>> begin

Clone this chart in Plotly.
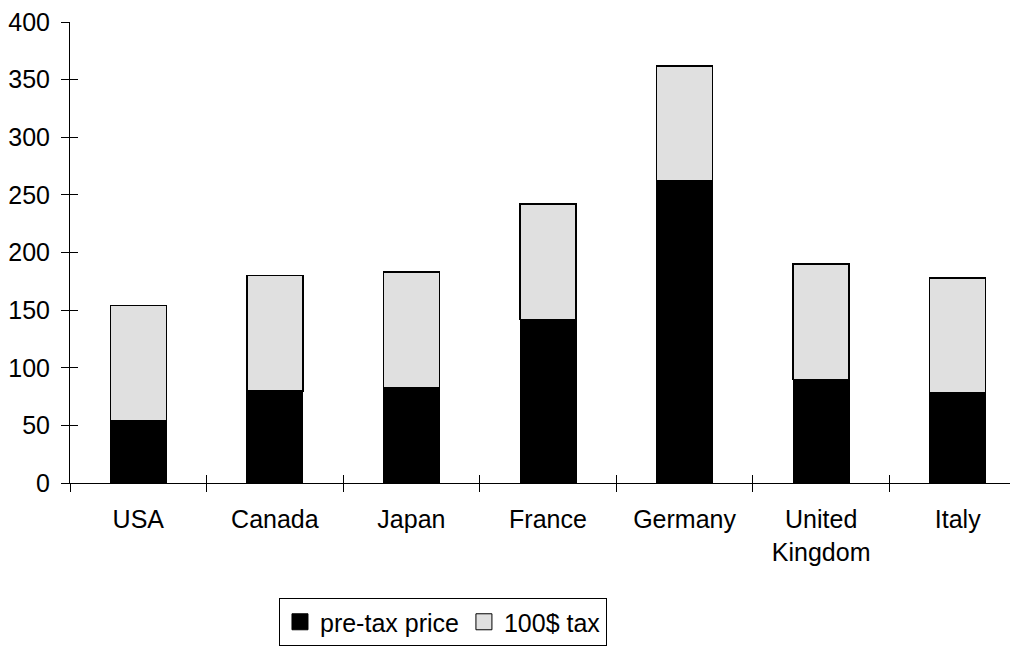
import plotly.graph_objects as go

countries = ["USA", "Canada", "Japan", "France", "Germany", "United<br>Kingdom", "Italy"]
pre_tax = [54, 80, 83, 142, 262, 90, 78]
tax = [100, 100, 100, 100, 100, 100, 100]
y_ticks = [0, 50, 100, 150, 200, 250, 300, 350, 400]
boundary_ticks = [-0.5, 0.5, 1.5, 2.5, 3.5, 4.5, 5.5, 6.5]

FONT = "Liberation Sans, Arial, sans-serif"

fig = go.Figure()
fig.add_trace(go.Bar(x=countries, y=pre_tax, name="pre-tax price",
                     marker=dict(color="black", line=dict(color="black", width=1)),
                     width=0.41, showlegend=False))
fig.add_trace(go.Bar(x=countries, y=tax, name="100$ tax",
                     marker=dict(color="#e0e0e0", line=dict(color="black", width=1.5)),
                     width=0.41, showlegend=False))
# legend entries (square swatches)
fig.add_trace(go.Scatter(x=[None], y=[None], mode="markers", name="pre-tax price",
                         marker=dict(symbol="square", size=16, color="black",
                                     line=dict(color="black", width=1))))
fig.add_trace(go.Scatter(x=[None], y=[None], mode="markers", name="100$ tax",
                         marker=dict(symbol="square", size=16, color="#e0e0e0",
                                     line=dict(color="black", width=1))))
# helper trace so the overlay axes (inner half of the tick marks) exist
fig.add_trace(go.Scatter(x=[0], y=[0], xaxis="x2", yaxis="y2", mode="markers",
                         marker=dict(opacity=0), showlegend=False, hoverinfo="skip"))

xr = [-0.5, 6.5]
fig.update_layout(
    barmode="stack",
    width=1018, height=646,
    margin=dict(l=62, r=0, t=14, b=171, autoexpand=False),
    paper_bgcolor="white", plot_bgcolor="white",
    font=dict(family=FONT, size=25, color="black"),
    xaxis=dict(type="category", range=xr, showline=True, linecolor="black", linewidth=1,
               ticks="outside", ticklen=8, tickcolor="black", tickson="boundaries",
               showgrid=False, zeroline=False, tickfont=dict(size=25),
               ticklabelstandoff=14, automargin=False, ticklabeloverflow="allow"),
    yaxis=dict(range=[0, 400], tickvals=y_ticks, showline=True, linecolor="black",
               linewidth=1, ticks="outside", ticklen=8, tickcolor="black",
               showgrid=False, zeroline=False, tickfont=dict(size=25),
               ticklabelstandoff=6, automargin=False, ticklabeloverflow="allow"),
    xaxis2=dict(range=xr, overlaying="x", anchor="y2", side="bottom", ticks="inside",
                tickvals=boundary_ticks, ticklen=8, tickcolor="black",
                showticklabels=False, showline=False, showgrid=False, zeroline=False,
                automargin=False),
    yaxis2=dict(range=[0, 400], tickvals=y_ticks, overlaying="y", anchor="x2", side="left",
                ticks="inside", ticklen=8, tickcolor="black", showticklabels=False,
                showline=False, showgrid=False, zeroline=False, automargin=False),
    legend=dict(orientation="h", x=0.2186, xanchor="left", y=-0.2495, yanchor="top",
                bordercolor="black", borderwidth=1, font=dict(size=25),
                itemwidth=30, traceorder="normal"),
    bargap=0.59,
)
fig.write_html("out.html")
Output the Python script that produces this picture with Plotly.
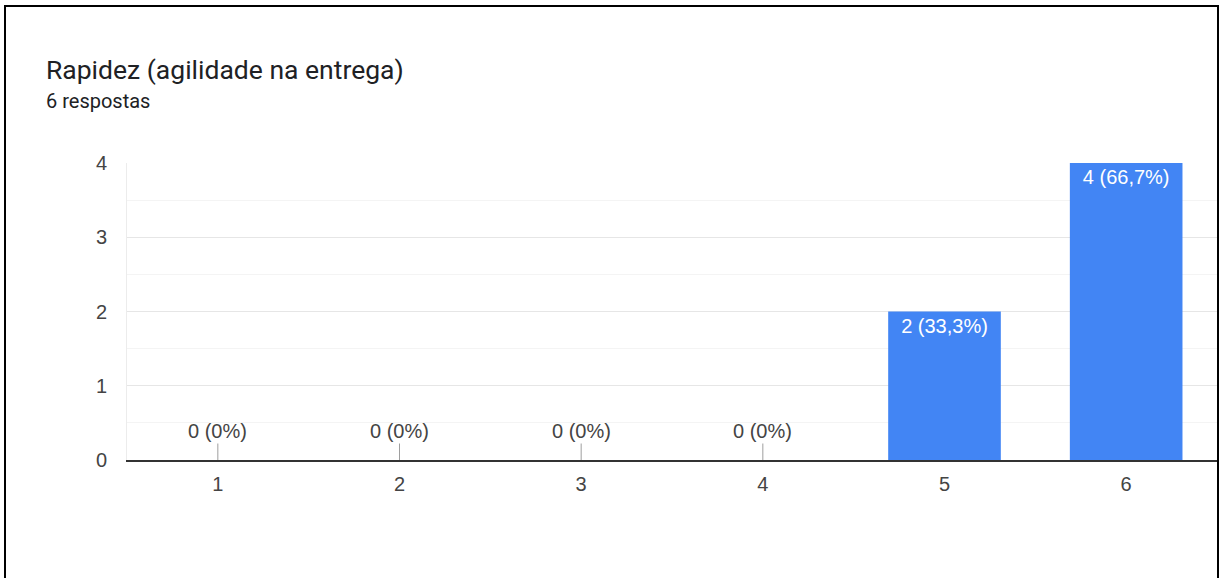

>> end

◆ SHORT PROBLEM ◆
Will you set down the records word for word while leaving out every picture?

◆ REPLY TO THE TASK ◆
Clone this chart in Plotly.
import plotly.graph_objects as go

countries = ["USA", "Canada", "Japan", "France", "Germany", "United<br>Kingdom", "Italy"]
pre_tax = [54, 80, 83, 142, 262, 90, 78]
tax = [100, 100, 100, 100, 100, 100, 100]
y_ticks = [0, 50, 100, 150, 200, 250, 300, 350, 400]
boundary_ticks = [-0.5, 0.5, 1.5, 2.5, 3.5, 4.5, 5.5, 6.5]

FONT = "Liberation Sans, Arial, sans-serif"

fig = go.Figure()
fig.add_trace(go.Bar(x=countries, y=pre_tax, name="pre-tax price",
                     marker=dict(color="black", line=dict(color="black", width=1)),
                     width=0.41, showlegend=False))
fig.add_trace(go.Bar(x=countries, y=tax, name="100$ tax",
                     marker=dict(color="#e0e0e0", line=dict(color="black", width=1.5)),
                     width=0.41, showlegend=False))
# legend entries (square swatches)
fig.add_trace(go.Scatter(x=[None], y=[None], mode="markers", name="pre-tax price",
                         marker=dict(symbol="square", size=16, color="black",
                                     line=dict(color="black", width=1))))
fig.add_trace(go.Scatter(x=[None], y=[None], mode="markers", name="100$ tax",
                         marker=dict(symbol="square", size=16, color="#e0e0e0",
                                     line=dict(color="black", width=1))))
# helper trace so the overlay axes (inner half of the tick marks) exist
fig.add_trace(go.Scatter(x=[0], y=[0], xaxis="x2", yaxis="y2", mode="markers",
                         marker=dict(opacity=0), showlegend=False, hoverinfo="skip"))

xr = [-0.5, 6.5]
fig.update_layout(
    barmode="stack",
    width=1018, height=646,
    margin=dict(l=62, r=0, t=14, b=171, autoexpand=False),
    paper_bgcolor="white", plot_bgcolor="white",
    font=dict(family=FONT, size=25, color="black"),
    xaxis=dict(type="category", range=xr, showline=True, linecolor="black", linewidth=1,
               ticks="outside", ticklen=8, tickcolor="black", tickson="boundaries",
               showgrid=False, zeroline=False, tickfont=dict(size=25),
               ticklabelstandoff=14, automargin=False, ticklabeloverflow="allow"),
    yaxis=dict(range=[0, 400], tickvals=y_ticks, showline=True, linecolor="black",
               linewidth=1, ticks="outside", ticklen=8, tickcolor="black",
               showgrid=False, zeroline=False, tickfont=dict(size=25),
               ticklabelstandoff=6, automargin=False, ticklabeloverflow="allow"),
    xaxis2=dict(range=xr, overlaying="x", anchor="y2", side="bottom", ticks="inside",
                tickvals=boundary_ticks, ticklen=8, tickcolor="black",
                showticklabels=False, showline=False, showgrid=False, zeroline=False,
                automargin=False),
    yaxis2=dict(range=[0, 400], tickvals=y_ticks, overlaying="y", anchor="x2", side="left",
                ticks="inside", ticklen=8, tickcolor="black", showticklabels=False,
                showline=False, showgrid=False, zeroline=False, automargin=False),
    legend=dict(orientation="h", x=0.2186, xanchor="left", y=-0.2495, yanchor="top",
                bordercolor="black", borderwidth=1, font=dict(size=25),
                itemwidth=30, traceorder="normal"),
    bargap=0.59,
)
fig.write_html("out.html")
Output the Python script that produces this picture with Plotly.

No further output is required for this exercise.